What's left of this fashion month?
Reflections on fashion seen in Milan and Paris
October 6th, 2022
When fashion month ends I always find myself in a strange limbo, between tiredness and bewilderment, although bewilderment is often stronger. Midnight strikes and the carriage turns into a pumpkin, the ball ends and we all go home a bit hunched over, to put it the way Thom Browne would, who a few days ago transformed the Paris Opera into his fairy-tale kingdom, happily holding us hostage for an hour of shows and outfits that made me think «Wow, thanks to my work I am for the first time in my life in a place like this». For this report I should have written about my feelings in general and the beautiful clothes I saw during this fashion month, but again I just keep thinking about this: what is left of fashion. Little remains, I would say, or at any rate little that possesses any real meaning. Most of the industry is there because it has to be there. Because the dusty aristocracy of the fashion industry needs it all. Unfortunately, I cannot see it from this perspective, nor can I like everything around me during these weeks. It will be the acting cool, the rules, the sense of inadequacy that also we all share that I do not like. Paradoxically during those scant 20 minutes of the show when the lights and music go up we, the spectators and actors of this play, stop acting and observe. Or at least that is how it should be. I always wonder how many of those people sitting there really care or like what's in front of them and how many just enjoy being there, how many feel they really exist just because a Press Office remembered their name while drawing up the guest list. Yet there are so many people, so many kids who would do anything to be there.
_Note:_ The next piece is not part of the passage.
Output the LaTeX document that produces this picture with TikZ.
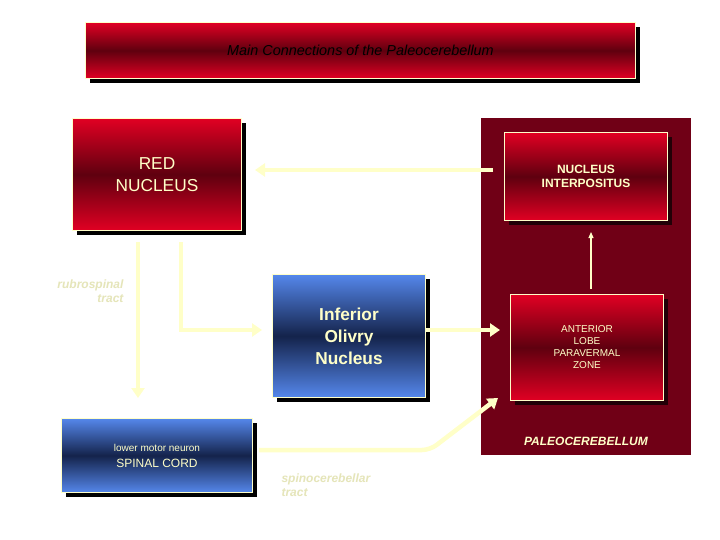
\documentclass[tikz,border=0pt]{standalone}
\usepackage{fontspec}
\setmainfont{Liberation Sans}
\usetikzlibrary{arrows.meta}
\definecolor{cream}{RGB}{255,255,200}
\definecolor{brick}{RGB}{225,0,35}
\definecolor{darkred}{RGB}{95,0,15}
\definecolor{panel}{RGB}{112,0,22}
\definecolor{sky}{RGB}{85,135,235}
\definecolor{navy}{RGB}{20,35,75}
\begin{document}
\begin{tikzpicture}[x=1pt,y=-1pt,
  box/.style={draw=cream,line width=1pt,inner sep=0pt,anchor=north west,
    text=cream,align=center,font=\bfseries},
  redbox/.style={box,top color=brick,bottom color=brick,middle color=darkred},
  bluebox/.style={box,top color=sky,bottom color=sky,middle color=navy},
  shadow/.style={fill=black},
  flow/.style={draw=cream,line width=4.5pt,-{Triangle[length=10pt,width=13pt]}},
  faint/.style={text=cream!80!gray,font=\itshape\bfseries}]
\useasboundingbox (0,0) rectangle (720,540);
\fill[white] (0,0) rectangle (720,540);
% shadows
\fill[shadow] (90,27) rectangle (640,83);
\fill[shadow] (77,123) rectangle (246,235);
\fill[shadow] (277,279) rectangle (430,402);
\fill[shadow] (66,423) rectangle (257,497);
% paleocerebellum panel
\fill[panel] (481,118) rectangle (691,455);
\fill[black!70!panel] (509,137) rectangle (672,225);
\fill[black!70!panel] (515,299) rectangle (668,405);
% boxes
\node[redbox,minimum width=550,minimum height=56,font=\itshape\Large,text=black] (title) at (85,22) {Main Connections of the Paleocerebellum};
\node[redbox,minimum width=169,minimum height=112,font=\LARGE] (red) at (72,118) {RED\\NUCLEUS};
\node[redbox,minimum width=163,minimum height=88,font=\large\bfseries] (ni) at (504,132) {NUCLEUS\\INTERPOSITUS};
\node[redbox,minimum width=153,minimum height=106,font=\normalsize] (alz) at (510,294) {ANTERIOR\\LOBE\\PARAVERMAL\\ZONE};
\node[bluebox,minimum width=153,minimum height=123,font=\bfseries\LARGE] (io) at (272,274) {Inferior\\Olivry\\Nucleus};
\node[bluebox,minimum width=191,minimum height=74,font=\large] (sc) at (61,418) {{\normalsize lower motor neuron}\\[2pt]SPINAL CORD};
% labels
\node[faint,align=right,anchor=north east,font=\itshape\bfseries\large] (rub) at (127,276) {rubrospinal\\tract};
\node[faint,align=left,anchor=north west,font=\itshape\bfseries\large] (spc) at (278,470) {spinocerebellar\\tract};
\node[text=cream,font=\itshape\bfseries\large] (pal) at (586,441) {PALEOCEREBELLUM};
% coordinates
\coordinate (a1) at (138,242);
\coordinate (b1) at (181,242);
\coordinate (s1) at (259,450);
\coordinate (s2) at (430,450);
% connectors
\draw[flow] (ni.west|-0,170) ++(-11,0) -- (255,170);
\draw[flow] (a1) -- (138,398);
\draw[flow] (b1) |- (262,330);
\draw[flow] (io.east|-0,330) -- (500,330);
\draw[flow,rounded corners=8pt] (s1) -- (s2) -- (498,398);
\draw[cream,line width=1.2pt,-{Triangle[length=6pt,width=5pt]}] (alz.north-|591,0) ++(0,-5) -- (591,232);
\end{tikzpicture}
\end{document}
In recent years, somewhat across the industry, it's not so much the clothes that matter as the story the clothes tell, the universe a brand is able to paint, making the audience feel part of and participating in a vision. Demna Gvasalia, for example, has created a cult whose acolytes populate the streets of Paris. The clothes are almost superfluous. Balenciaga is rupture, it's the raves we imagine igniting Berlin's nights or the remotest places in Eastern Europe, they are the cool kids who care nothing about fashion and for whom luxury is iconoclasm, not reverence. In this he is very much like Kanye West. There is more to it than just making outfits and showing them to the usual, dusty guests sitting in the front row, whether it is the very rich clients wearing full looks, the parterre de rois of celebrities whose outfits have been laid out in full two weeks in advance, or the high-profile names in the press, or even the illustrious unknowns whose number of followers on social media is written in three digits. To understand how central story and mood are, just think of how, during Balenciaga shows, you don't even see the clothes. You live an experience, a new episode of Demna World. Kind of like those series you can't stop watching, because you feel part of it, because you get caught up: you become part of that story even if it doesn't belong to you. And these are the best moments of that colorful hustle and bustle we call fashion week.
There are so many beautiful stories that are told during fashion weeks. There are the worlds created by brands and creative directors into which you are thrown. In some you feel at ease, a little at home - like in the wonderful darkness of Ann Demeulemeester, where I think the few people invited not to wear a total black look must have suffered terribly from how conspicuous they looked. The same goes for the muffled, liquefied high school in which Ottolinger's girls run too fast for those who cannot understand them. At other times you find yourself immersed in distant worlds, finding what you wish you could someday be, or what you thought you could never like and instead, pleasantly, surprise you. Still other times you simply stay silent and observe once again what Miuccia Prada has come up with and how Lotta Volkova has assembled those looks so subtly anarchic that will fill closets and magazines next season. Still other times you secretly drop a tear under your black sunglasses because there a bit against the light is Kim Kardashian, appearing between the curtains like a vision plucked from the Instagram feed and turned into flesh-a vision that marks for better or worse another piece of contemporary pop culture. And you are there, you are living it, you are breathing the same air as these creatures suddenly so close.
Different from the others was the Diesel show, which gave me butterflies in my stomach. Not so much because of Glenn Martens' brilliance, which touches the eyes but even more the brain, but because in a fashion week covered in the dust of old fashion, Diesel decided to open doors and windows and let the air in. Young people, students, fans-everyone was seated in the five thousand seats of that stadium, the show was not a pleasure of a few but a beauty that was offered to the community - a word that, in its English guise, is often abused and yet remains my favorite. During the Diesel show when Glenn Martens came out to greet the audience, the applause and enthusiasm of those in attendance filled me with a feeling that, days later, I recognize as joy. It made me think that truly what I had before my eyes was something powerful and capable of uniting, influencing, creating meaning and belonging. Diesel's are all cool kids, whether they are in the brand's boutique in New York or at the exit of the show in Milan, mixed with rappers, editors, celebrities.
I wish every fashion week was just art poetry and music, kind of like the Issey Miyake show in Paris was, with its dancers, Koko Nakano's piano notes, the elegance of those movements. But maybe I'm just sensitive to beauty and I like the thought of being moved during shows, while we still live in a world of brutes who get up and run away even before the creative director comes out to say hello. But it's a fast world and you risk missing the next show.